I’d like to see some way to bound on a type that can send/recv in the same way we can <T: AsyncRead + AsyncWrite>. I think this probably won’t be added until there is a zero-cost way to make async methods in traits, and even then, I’m not sure if the tokio team even desires that behaviour. Personally, I think it would make writing Framed impls much more generic and allow a function to take both a UdpSocket or Arc<UdpSocket> generically. This would help when you want to make a Decoder for a socket that is shared among tasks concurrently.
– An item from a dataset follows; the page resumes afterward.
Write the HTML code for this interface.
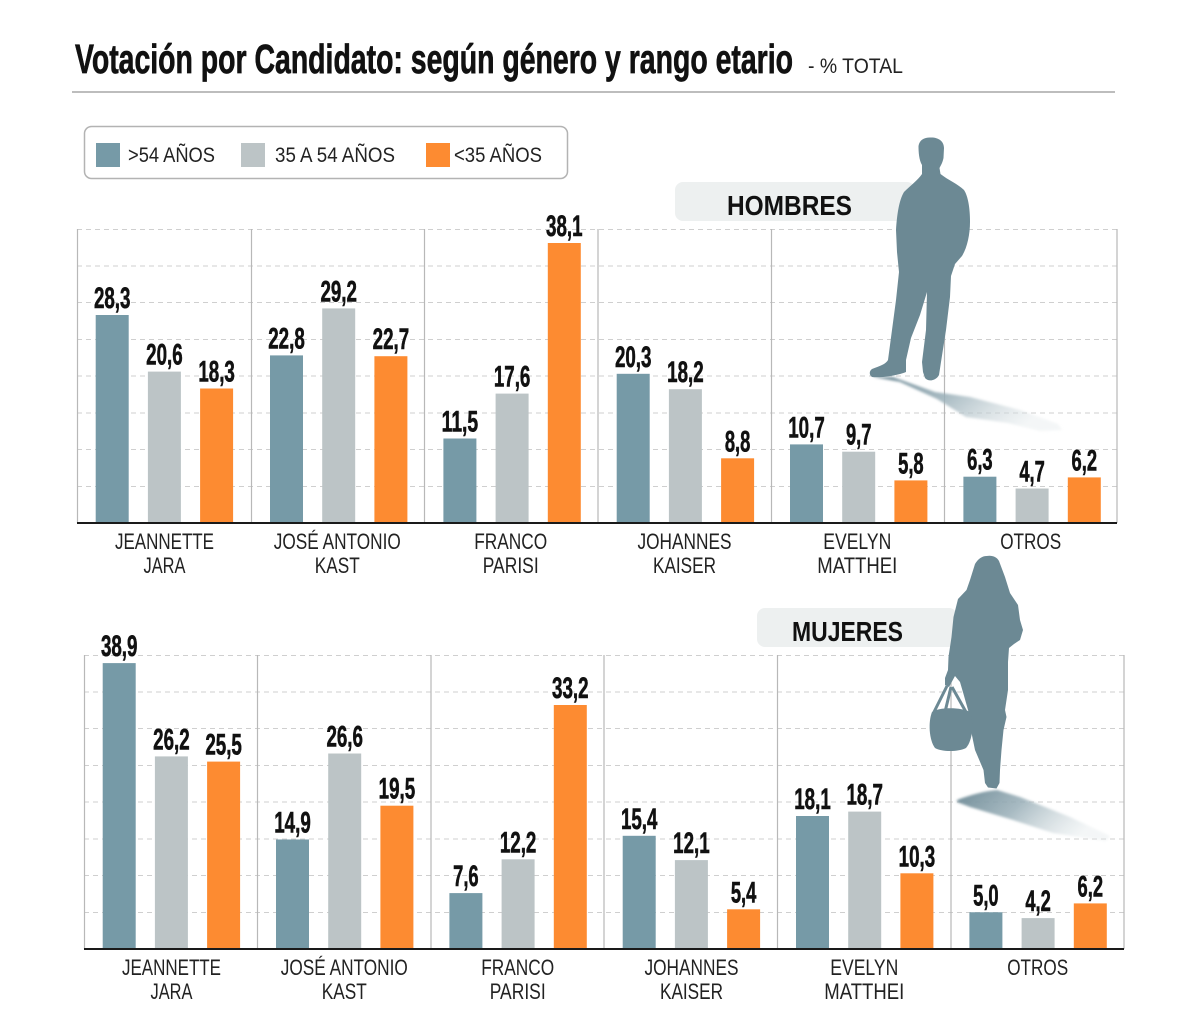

A helpful reddit comment suggested that UdpFramed could take a Borrow<UdpSocket> and thus be generic over UdpSocket and Arc<UdpSocket>. I think this is a great idea and added it to my PR of tokio-util here.

Wrapping up

As an early user of tokio and the futures ecosystem, I remember the slog of futures 0.1 and tokio 0.1, seeing that evolve into the more mature std::future and tokio 0.2 and now 1.0 has been fascinating. It’s hard to believe it’s been something like 4 years since this all started. I’m happy that most will not have to experience a manual Future impl or working with nested combinators. I’m even happier, as a user of tokio, that they’ve decided to commit to this API for a good length of time. That keeps some of the burden off of application developers having to “keep up” with everything that’s going on in the ecosystem. Not everyone has the desire to follow all of the PRs or subreddits & message boards. I’m not speaking for myself, personally I can’t get enough, but I understand that’s not how others want to spend their free time.

Anyway, congrats tokio team, you’ve done a wonderful job!